The narrative around that movie does highlight the issue of being left with no official word. So much of anime fandom's common wisdom is based on conjecture or just straight-up imagination, to the point where we can spend decades fighting against misinformation that's just been taken as fact.
For years, it was common knowledge that The Vision of Escaflowne was scheduled to be three parts but was suddenly cut to two, forcing the creators to cram all of their ideas into the show's second half. Yet nobody seems to have a source on that at all.
The passage of time can almost undoubtedly muddy the waters on those sorts of rumors, especially for series like Escaflowne, which came out when fans had even fewer lines to creators and their intent. It means sometimes a series we assumed was "cut short" or "canceled" wasn't. Like sure, Outlaw Star ends on what feels like a setup for a second season. But was that the intent and said season got canceled, or was this just wishful thinking by the crew that never got fulfilled?

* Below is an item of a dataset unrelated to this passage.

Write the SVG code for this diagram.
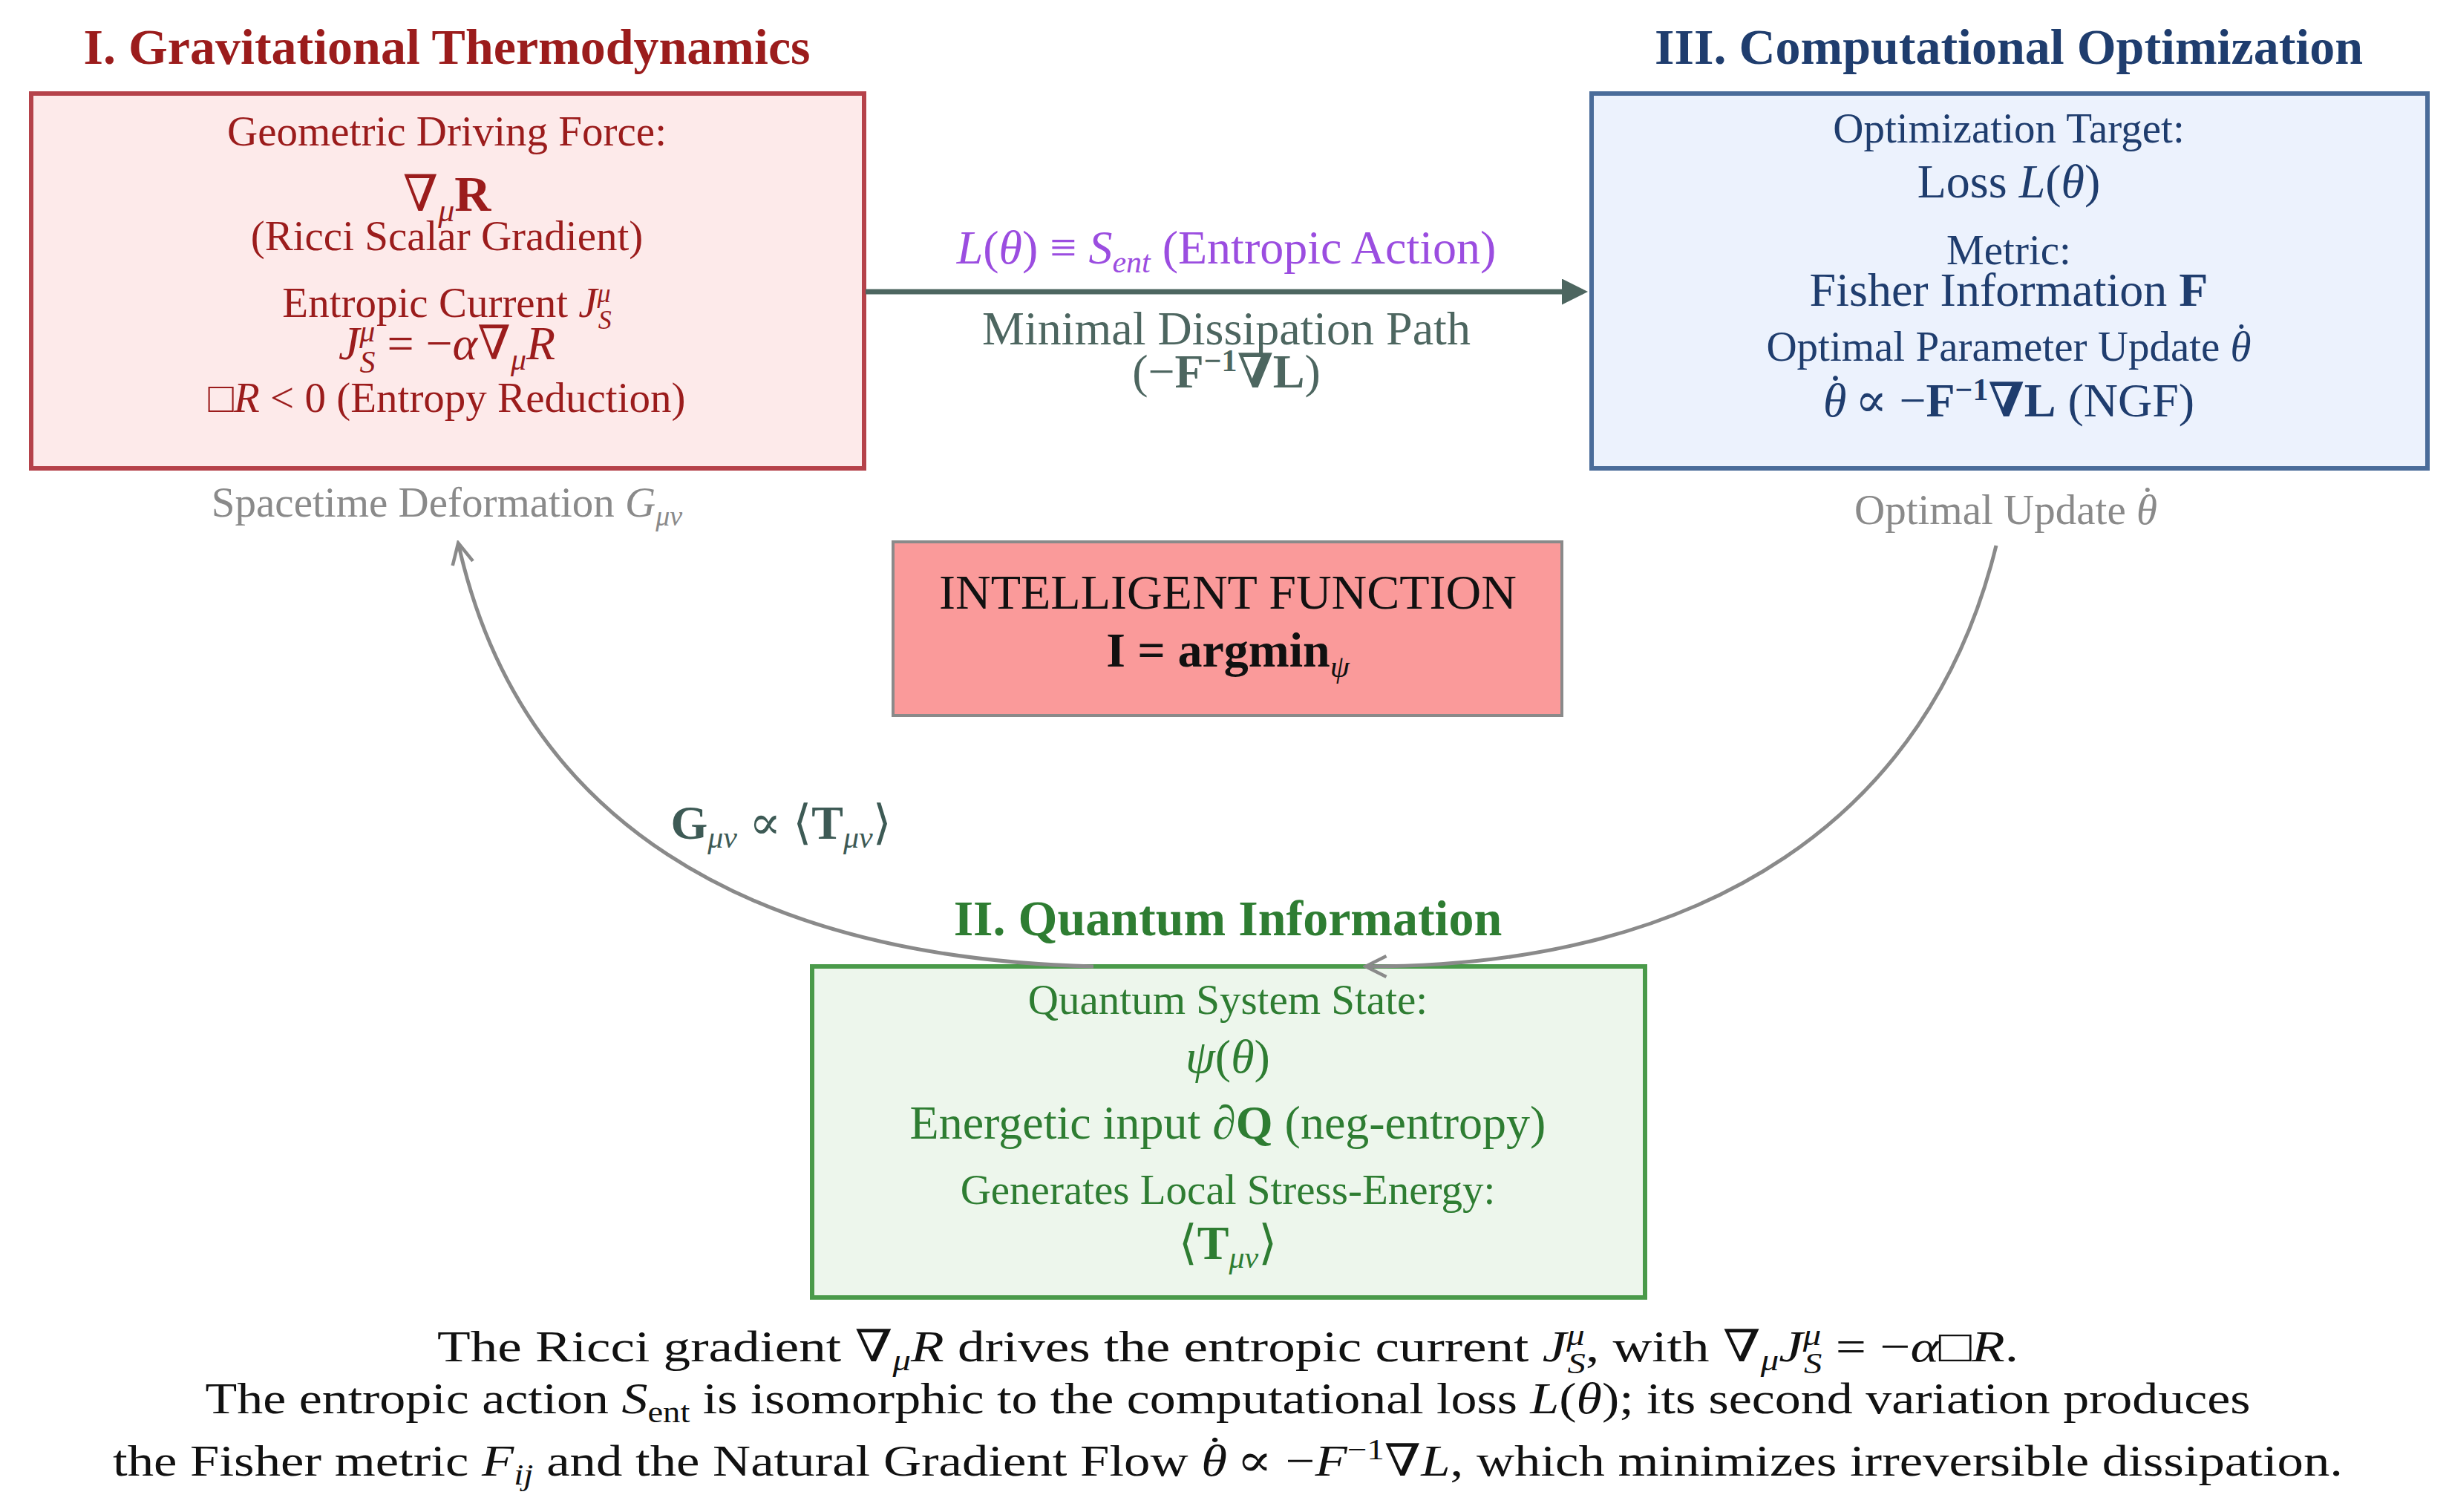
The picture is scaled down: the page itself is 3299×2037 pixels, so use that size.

The real insane part is that over 20 years later, the thing that everyone thought happened to Escaflowne ACTUALLY happened to director Kazuki Akane's original show, Stars Align.
That show, which was planned to be two parts, was cut to one mid-production, so the creators were forced to settle with making only half of their story. The show ended on one of the cruelest cliffhangers in anime.
I'll still say I prefer the defiant mic-drop they left us with, as opposed to a compromised condensation of the story they intended to tell. As in the link you posted, Akane has considered finding some way to get the rest of the story of Stars Align out, but there's been no movement since. It's tragic, and being a fan of that series, I can certainly sympathize with the disappointed fans of Yuri on Ice. These queer boys' sports anime can have it rough.
Knowing why these cancelations happen wouldn't take the sting out in the grand scheme of things. If somebody steals your lunch money, it doesn't help to know what they will spend it on instead.
In Mappa's case, we sure as hell know not much of it is going to the animators! sad rimshot
Gallows humor aside, the consolation I can offer is that you don't have to truly give up. Look at Panty & Stocking with Garterbelt, which ended on a cliffhanger and tease for a second season, which was later properly announced. Only then did the Gainax exodus that resulted in Studio Trigger seem to cast the project into purgatory, alongside other productions like Uru in Blue and Gunbuster 3 that were totally still happening!
Only then, a decade and change later, did Trigger come out that they'd recollected the rights to Panty & Stocking and were making that second season!
Stuff like that keeps the fire alive in an almost cruel way. If PSG S2 was still vaporware, letting the torch die out for other long-forgotten projects might be easier. We've even seen that death itself can't stop a project if the circumstances are right.
The Magical Girl and the Evil Lieutenant Used to be Archenemies was a manga cut short by the tragic death of its author, Cocoa Fujiwara, and unbeknownst to us, it had an anime underway back in 2015. Now, almost a decade later, they're completing that project, and it's only a couple of months away. Truly, anything is possible.
I don't want to get Yuri on Ice fans' hopes up too much, especially with the pain of cancellation still fresh. Still, stranger things have happened, and Ice Adolescence is already the sort of passion project where its creators were taking it home to work on it. We all have our white whales, and if I can continue to carry a torch for the possibility of Yusuke Murata's Back to the Future manga, you can hold out hope that you might see Yuri and Victor yet again.
For now, all I can tell fans is to keep their eyes out for whatever the creators make next. For over a decade, it helped me survive as a Weekly Shonen Jump reader. Sometimes your faves are cut short, then come back with something that runs for a decade.
Indeed. Now that Yamamoto is free from whatever they still had her doing on Ice Adolescence, she'll be able to find time for something new that can truly make history.
Alternatively, be on the lookout for Yaoi!!! on FIRE in a theater near you, Summer 2025.